AI Meta-RL Framework with Two Policies Explore/Exploit


Successful reinforcement learning (RL) applications include difficult tasks like plasma control, molecular design, game playing, and robot control. Despite its potential, traditional RL is extremely sample inefficient. Learning a task that a human could pick up in a few tries can take an agent hundreds of thousands of episodes of play.

Studies show the following reasons for the inefficiency of the sample:

  • A complex prior, like a human’s common sense or broad experience, is outside the scope of typical RL’s conditioning capabilities.
  • Conventional RL can’t customize each exploration to be as informative as possible; instead, it adjusts by repeatedly reinforcing previously learned behaviors. 
  • Both traditional RL and meta-RL employ the same policy to explore (collect data to better the policy) and exploit (get high episode reward).

To address these shortcomings, researchers from the University of British Columbia, Vector Institute, and Canada CIFAR AI Chair introduce First-Explore.
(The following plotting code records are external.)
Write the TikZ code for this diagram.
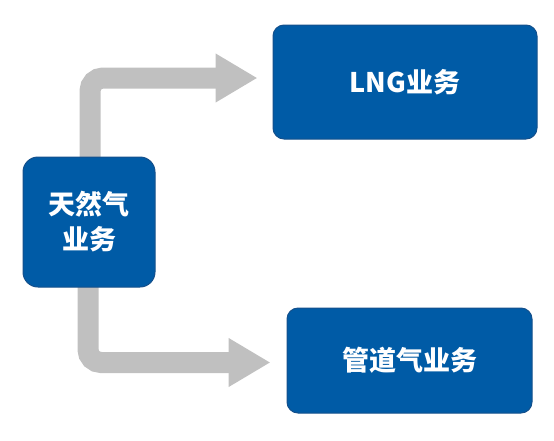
\documentclass[tikz,border=0pt]{standalone}
\usepackage{fontspec}
\newfontfamily\cjk{Noto Sans CJK SC}
\usetikzlibrary{arrows.meta,backgrounds}
\definecolor{boxblue}{RGB}{0,91,166}
\definecolor{boxedge}{RGB}{20,80,140}
\definecolor{flowgray}{RGB}{192,192,192}
\begin{document}
\begin{tikzpicture}[x=1pt,y=-1pt,
  bizbox/.style={draw=boxedge, line width=1pt, fill=boxblue, text=white,
    font=\cjk\bfseries\fontsize{27}{35}\selectfont, align=center, inner sep=0pt},
  flow/.style={draw=flowgray, line width=21pt, rounded corners=13pt,
    -{Triangle[width=46pt,length=42pt]}}]
\useasboundingbox (0,0) rectangle (554,440);
\node[bizbox, minimum width=132pt, minimum height=130pt, rounded corners=15pt]
  (gas) at (89,222) {天然气\\业务};
\node[bizbox, minimum width=264pt, minimum height=114pt, rounded corners=11pt]
  (lng) at (405,82) {LNG业务};
\node[bizbox, minimum width=245pt, minimum height=105pt, rounded corners=11pt]
  (pipe) at (409.5,360.5) {管道气业务};
\begin{scope}[on background layer]
\draw[flow, shorten >=15pt] ([xshift=1pt]gas.center) |- ([yshift=4pt]lng.west);
\draw[flow, shorten >=16pt] ([xshift=-1pt]gas.center) |- ([yshift=-2pt]pipe.west);
\end{scope}
\end{tikzpicture}
\end{document}
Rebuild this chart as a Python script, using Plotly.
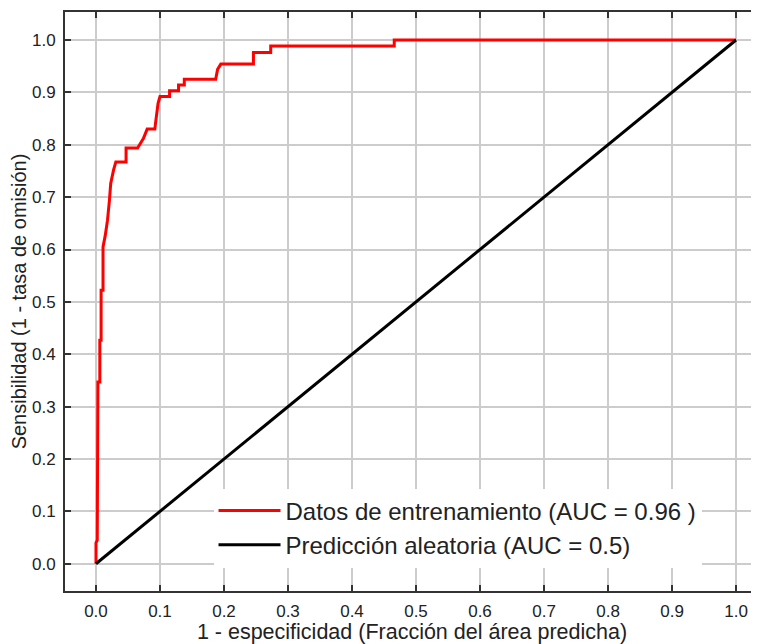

This lightweight meta-RL framework learns a set of policies: an intelligent explore policy and an intelligent exploit policy. Meta-RL’s human-level, in-context, sample-efficient learning on unknown hard-exploration domains, such as hostile ones that require sacrificing reward to investigate effectively, is made possible by First-Explore. 

Developing algorithms with human-level performance on previously encountered hard-exploration domains is one of the primary obstacles in developing artificial general intelligence (AGI). The team suggests that combining First-Explore with a curriculum, such as the AdA curriculum, could be a step in the right direction. They believe such progress would lead to the realization of the great potential benefits of AGI if they could appropriately handle the genuine and serious safety issues connected with developing AGI.

The computational resources dedicated to domain randomization early on allow First-Explore to learn intelligent exploration, such as searching thoroughly for the first ten activities and then prioritizing sampling those with high rewards. However, once trained, the exploring strategy may be incredibly sample efficient when learning new tasks. Given that standard RL appears successful despite this constraint, one may also query how serious exploring through exploiting is. The researchers contend that the gap becomes most noticeable when one wants to explore and exploit intelligently with human-level adaptation on complex tasks. 

Even on straightforward domains like the multi-armed Gaussian bandit, First-Explore performs better, and it dramatically increases performance on sacrificial exploration domains like the Dark Prize Room environment (where the average expected prize value is negative). The findings from both problem domains highlight the importance of understanding the differences between optimal exploitation and exploring for achieving effective in-context learning, specifically about the extent to which each strategy covers the state or action space and whether or not it aids in attaining high reward.